The minister said that the PTI-led government had left foreign currency reserves, held by the SBP, to the tune of $10.5 billion, which could meet import requirements of just 45 days. “It is a dangerous level of foreign currency reserves, which needs to be jacked up,” he added.

He said that the breach of IMF agreement increased Pakistan’s difficulties on the economic front. Imran Khan would have to be answerable for his government’s performance during the last four years. He hoped that the country would come out of the difficult situation and move towards the path of growth and prosperity.

Separately, PMLN Vice President Maryam Nawaz also blamed Imran Khan-led government for the current state of economy. “This is all your doing. Don’t think people are stupid. Answer for the worst performance in four years. You are responsible for bringing Pakistan and its economy to such a state. You will have to answer,” she said in a tweet.

In another tweet, she termed the PTI parliamentarians “liars and blood-suckers of the country”. She said they had tendered resignations but still they were getting salaries. “For what they were getting salaries: destroying the country, or violating the Constitution of Pakistan,” she asked.

Meanwhile, rupee lost more ground on Friday to close at record low for the fourth consecutive session after a persistent decline in foreign currency reserves reinforced concerns over the looming balance of payments crisis, traders said.

In the interbank market, the rupee ended at 192.53 to the dollar, down 0.39 per cent from 191.77 on Thursday. The rupee crossed the 194 level in the open market trade. It closed at 194.70 per dollar, compared with the previous close of 193.
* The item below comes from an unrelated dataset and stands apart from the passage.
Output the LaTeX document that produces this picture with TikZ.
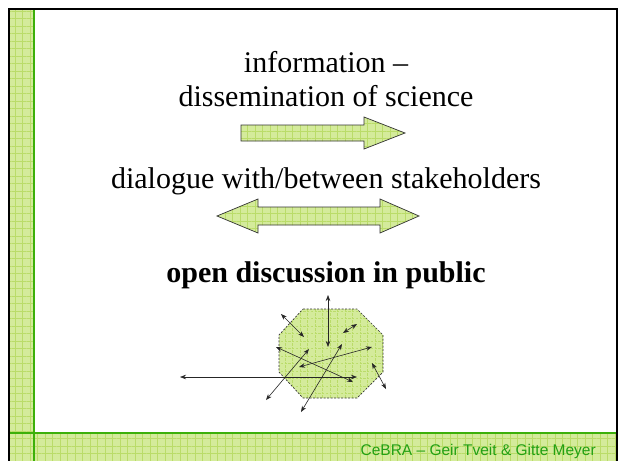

“Investors were worried about the fast depleting forex reserves. There have been import and debt repayments, while inflows are not adequate to meet that market demand,” said a forex trader.

Pakistan’s reserves fell $178 million to $16.376 billion during the week ending May 6, the central bank said on Thursday. The reserves dropped to their lowest level since December 2019.

The central bank reserves also fell to a 23-month low. The SBP reserves decreased by $190 million to $10.308 billion and it attributed the decline in reserves to outflows related to external debt repayments. Analysts said the reserves were enough to cover 1.54 months of imports.

The rupee has lost 18.17 per cent since July this year. Growing trade deficit, dwindling foreign exchange reserves, delay in release of IMF funds and the political uncertainty added to pressure on the currency. The country needs $10-12 billion to stabilise its economy.

Traders said the currency is looking increasingly vulnerable to a swelling trade deficit. The country’s trade deficit jumped 65 per cent to $39.3 billion in 10 months of this fiscal year amid higher imports. In April, the trade gap rose 24 per cent year-on-year to $3.74 billion.

“Due to non-increase in exports and increase in imports, the trade deficit of the country is increasing to an alarming extent, which is putting pressure on the rupee,” said Malik Bostan, Chairman Forex Association of Pakistan.

“At present, $2.5 billion worth of foreign exchange is being spent on import of fuel and gas while vehicles worth crores of rupees are being imported,” he added. He said people have been buying dollars from the free market and keeping them at their homes and people want to sell these dollars but the SBP has banned even sale of a single dollar from anyone without an identity card. “To strengthen the rupee, dollars should be allowed to enter the market.”